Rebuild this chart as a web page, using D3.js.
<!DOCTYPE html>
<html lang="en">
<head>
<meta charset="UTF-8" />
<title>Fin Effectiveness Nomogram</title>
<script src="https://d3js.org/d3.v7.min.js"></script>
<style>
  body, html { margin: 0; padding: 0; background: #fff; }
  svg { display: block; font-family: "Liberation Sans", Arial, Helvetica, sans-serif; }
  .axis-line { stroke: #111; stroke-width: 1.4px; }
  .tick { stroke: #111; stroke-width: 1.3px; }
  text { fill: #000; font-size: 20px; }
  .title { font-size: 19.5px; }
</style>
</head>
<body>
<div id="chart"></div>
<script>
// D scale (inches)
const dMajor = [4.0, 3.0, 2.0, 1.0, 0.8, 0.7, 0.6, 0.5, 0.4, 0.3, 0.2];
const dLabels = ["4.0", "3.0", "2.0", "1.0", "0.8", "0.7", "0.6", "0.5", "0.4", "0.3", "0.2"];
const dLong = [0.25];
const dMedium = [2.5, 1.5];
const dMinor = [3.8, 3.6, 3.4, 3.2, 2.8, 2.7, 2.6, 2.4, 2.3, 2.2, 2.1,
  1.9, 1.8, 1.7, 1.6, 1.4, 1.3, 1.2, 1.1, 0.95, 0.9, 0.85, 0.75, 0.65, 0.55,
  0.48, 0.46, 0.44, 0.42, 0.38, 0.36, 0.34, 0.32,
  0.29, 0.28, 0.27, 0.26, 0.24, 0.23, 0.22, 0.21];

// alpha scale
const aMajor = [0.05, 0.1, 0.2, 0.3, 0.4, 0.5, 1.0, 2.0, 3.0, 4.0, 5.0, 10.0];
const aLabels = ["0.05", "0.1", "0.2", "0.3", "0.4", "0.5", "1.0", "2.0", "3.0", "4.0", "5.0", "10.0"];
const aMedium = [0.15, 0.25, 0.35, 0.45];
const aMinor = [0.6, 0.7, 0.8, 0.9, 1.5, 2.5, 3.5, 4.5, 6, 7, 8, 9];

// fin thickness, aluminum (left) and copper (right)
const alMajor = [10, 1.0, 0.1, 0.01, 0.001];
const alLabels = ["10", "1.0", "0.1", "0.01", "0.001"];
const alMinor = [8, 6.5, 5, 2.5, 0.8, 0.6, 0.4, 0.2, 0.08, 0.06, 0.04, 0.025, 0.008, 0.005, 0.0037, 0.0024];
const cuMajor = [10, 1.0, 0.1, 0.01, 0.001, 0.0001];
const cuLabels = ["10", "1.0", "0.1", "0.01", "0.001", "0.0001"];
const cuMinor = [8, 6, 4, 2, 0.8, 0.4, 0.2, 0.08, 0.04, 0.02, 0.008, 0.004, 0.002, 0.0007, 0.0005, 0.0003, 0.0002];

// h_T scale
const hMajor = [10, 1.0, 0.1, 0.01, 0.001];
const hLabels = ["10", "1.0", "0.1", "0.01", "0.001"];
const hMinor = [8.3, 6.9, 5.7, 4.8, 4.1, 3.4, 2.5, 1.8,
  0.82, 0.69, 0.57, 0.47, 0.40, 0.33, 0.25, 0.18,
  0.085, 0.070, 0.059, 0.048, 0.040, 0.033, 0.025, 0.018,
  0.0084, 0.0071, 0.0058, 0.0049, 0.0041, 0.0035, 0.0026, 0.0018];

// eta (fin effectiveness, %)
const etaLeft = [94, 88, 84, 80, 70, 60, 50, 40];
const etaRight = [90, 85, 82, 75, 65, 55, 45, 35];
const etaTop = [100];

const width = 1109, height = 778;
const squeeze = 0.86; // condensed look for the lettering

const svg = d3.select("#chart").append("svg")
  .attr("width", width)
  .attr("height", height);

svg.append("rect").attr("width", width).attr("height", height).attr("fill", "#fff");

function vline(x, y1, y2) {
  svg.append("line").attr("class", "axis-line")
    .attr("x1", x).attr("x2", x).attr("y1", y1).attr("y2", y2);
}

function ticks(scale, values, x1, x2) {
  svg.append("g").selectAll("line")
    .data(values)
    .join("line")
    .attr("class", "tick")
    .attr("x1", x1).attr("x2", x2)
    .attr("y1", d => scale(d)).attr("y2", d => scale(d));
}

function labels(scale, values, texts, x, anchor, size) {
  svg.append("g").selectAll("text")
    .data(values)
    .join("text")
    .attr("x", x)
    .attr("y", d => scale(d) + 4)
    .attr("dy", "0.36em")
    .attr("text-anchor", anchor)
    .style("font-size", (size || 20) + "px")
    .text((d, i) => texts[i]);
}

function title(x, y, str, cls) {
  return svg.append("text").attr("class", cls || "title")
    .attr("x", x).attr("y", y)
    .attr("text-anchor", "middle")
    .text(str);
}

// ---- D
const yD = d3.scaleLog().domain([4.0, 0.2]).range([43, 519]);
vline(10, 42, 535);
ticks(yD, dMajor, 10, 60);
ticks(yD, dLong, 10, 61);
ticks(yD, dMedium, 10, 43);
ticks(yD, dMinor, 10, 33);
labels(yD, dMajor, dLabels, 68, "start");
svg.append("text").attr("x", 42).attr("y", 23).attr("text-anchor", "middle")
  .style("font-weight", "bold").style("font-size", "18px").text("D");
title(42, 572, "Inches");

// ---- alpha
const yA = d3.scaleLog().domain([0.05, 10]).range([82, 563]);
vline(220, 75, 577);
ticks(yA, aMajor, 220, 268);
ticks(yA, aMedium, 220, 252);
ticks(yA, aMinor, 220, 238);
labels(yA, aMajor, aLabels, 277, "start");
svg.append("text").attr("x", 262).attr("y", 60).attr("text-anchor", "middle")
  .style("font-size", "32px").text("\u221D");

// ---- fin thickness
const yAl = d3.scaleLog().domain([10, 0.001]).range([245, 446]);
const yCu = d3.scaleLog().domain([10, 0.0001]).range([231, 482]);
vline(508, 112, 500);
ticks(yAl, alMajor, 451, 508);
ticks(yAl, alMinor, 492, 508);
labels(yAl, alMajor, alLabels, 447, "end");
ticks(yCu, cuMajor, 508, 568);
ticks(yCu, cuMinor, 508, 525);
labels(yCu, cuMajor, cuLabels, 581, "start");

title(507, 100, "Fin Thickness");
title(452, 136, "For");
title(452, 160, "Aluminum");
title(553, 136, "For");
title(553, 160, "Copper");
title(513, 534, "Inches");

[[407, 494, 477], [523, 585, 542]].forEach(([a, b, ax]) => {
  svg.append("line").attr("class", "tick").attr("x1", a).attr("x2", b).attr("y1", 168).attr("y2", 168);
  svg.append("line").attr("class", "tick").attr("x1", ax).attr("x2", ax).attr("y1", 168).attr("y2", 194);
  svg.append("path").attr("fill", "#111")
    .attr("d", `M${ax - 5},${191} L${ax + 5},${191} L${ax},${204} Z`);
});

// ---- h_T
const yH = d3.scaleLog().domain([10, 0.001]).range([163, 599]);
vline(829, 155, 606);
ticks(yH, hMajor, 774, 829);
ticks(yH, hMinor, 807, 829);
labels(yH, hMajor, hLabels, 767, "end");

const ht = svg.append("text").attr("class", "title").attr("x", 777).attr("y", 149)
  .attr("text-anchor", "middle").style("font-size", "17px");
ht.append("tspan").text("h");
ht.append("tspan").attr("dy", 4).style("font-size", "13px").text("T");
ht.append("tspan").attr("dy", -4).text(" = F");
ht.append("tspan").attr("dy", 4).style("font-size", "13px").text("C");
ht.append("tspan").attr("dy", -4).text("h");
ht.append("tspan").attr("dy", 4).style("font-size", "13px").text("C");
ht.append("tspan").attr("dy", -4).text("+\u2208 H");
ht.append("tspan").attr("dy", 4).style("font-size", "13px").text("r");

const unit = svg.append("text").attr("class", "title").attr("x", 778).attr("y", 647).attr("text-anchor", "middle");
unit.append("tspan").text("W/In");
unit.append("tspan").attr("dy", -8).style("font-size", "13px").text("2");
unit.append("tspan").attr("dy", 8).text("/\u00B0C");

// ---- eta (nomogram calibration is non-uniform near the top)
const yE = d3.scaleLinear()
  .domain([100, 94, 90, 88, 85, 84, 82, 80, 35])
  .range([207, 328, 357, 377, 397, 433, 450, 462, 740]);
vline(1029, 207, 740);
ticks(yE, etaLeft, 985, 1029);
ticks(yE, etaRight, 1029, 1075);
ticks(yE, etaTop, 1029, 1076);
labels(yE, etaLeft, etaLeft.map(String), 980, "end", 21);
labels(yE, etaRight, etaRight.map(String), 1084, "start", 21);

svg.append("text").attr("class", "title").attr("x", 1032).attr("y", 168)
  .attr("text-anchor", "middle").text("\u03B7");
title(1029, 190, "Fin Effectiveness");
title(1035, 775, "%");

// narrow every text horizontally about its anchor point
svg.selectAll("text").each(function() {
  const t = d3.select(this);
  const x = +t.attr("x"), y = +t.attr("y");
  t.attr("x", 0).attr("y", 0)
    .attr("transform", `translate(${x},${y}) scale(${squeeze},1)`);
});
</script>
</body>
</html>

● ● ● ● ● ● ●

TASK OBJECTIVE -
Word for word, reproduce the listing above from its start up to and including the line that has "0.29, 0.28, 0.27, 0.26, 0.24, 0.23, 0.22, 0.21];". Give only those lines.

WORKED ANSWER -
Rebuild this chart as a web page, using D3.js.
<!DOCTYPE html>
<html lang="en">
<head>
<meta charset="UTF-8" />
<title>Fin Effectiveness Nomogram</title>
<script src="https://d3js.org/d3.v7.min.js"></script>
<style>
  body, html { margin: 0; padding: 0; background: #fff; }
  svg { display: block; font-family: "Liberation Sans", Arial, Helvetica, sans-serif; }
  .axis-line { stroke: #111; stroke-width: 1.4px; }
  .tick { stroke: #111; stroke-width: 1.3px; }
  text { fill: #000; font-size: 20px; }
  .title { font-size: 19.5px; }
</style>
</head>
<body>
<div id="chart"></div>
<script>
// D scale (inches)
const dMajor = [4.0, 3.0, 2.0, 1.0, 0.8, 0.7, 0.6, 0.5, 0.4, 0.3, 0.2];
const dLabels = ["4.0", "3.0", "2.0", "1.0", "0.8", "0.7", "0.6", "0.5", "0.4", "0.3", "0.2"];
const dLong = [0.25];
const dMedium = [2.5, 1.5];
const dMinor = [3.8, 3.6, 3.4, 3.2, 2.8, 2.7, 2.6, 2.4, 2.3, 2.2, 2.1,
  1.9, 1.8, 1.7, 1.6, 1.4, 1.3, 1.2, 1.1, 0.95, 0.9, 0.85, 0.75, 0.65, 0.55,
  0.48, 0.46, 0.44, 0.42, 0.38, 0.36, 0.34, 0.32,
  0.29, 0.28, 0.27, 0.26, 0.24, 0.23, 0.22, 0.21];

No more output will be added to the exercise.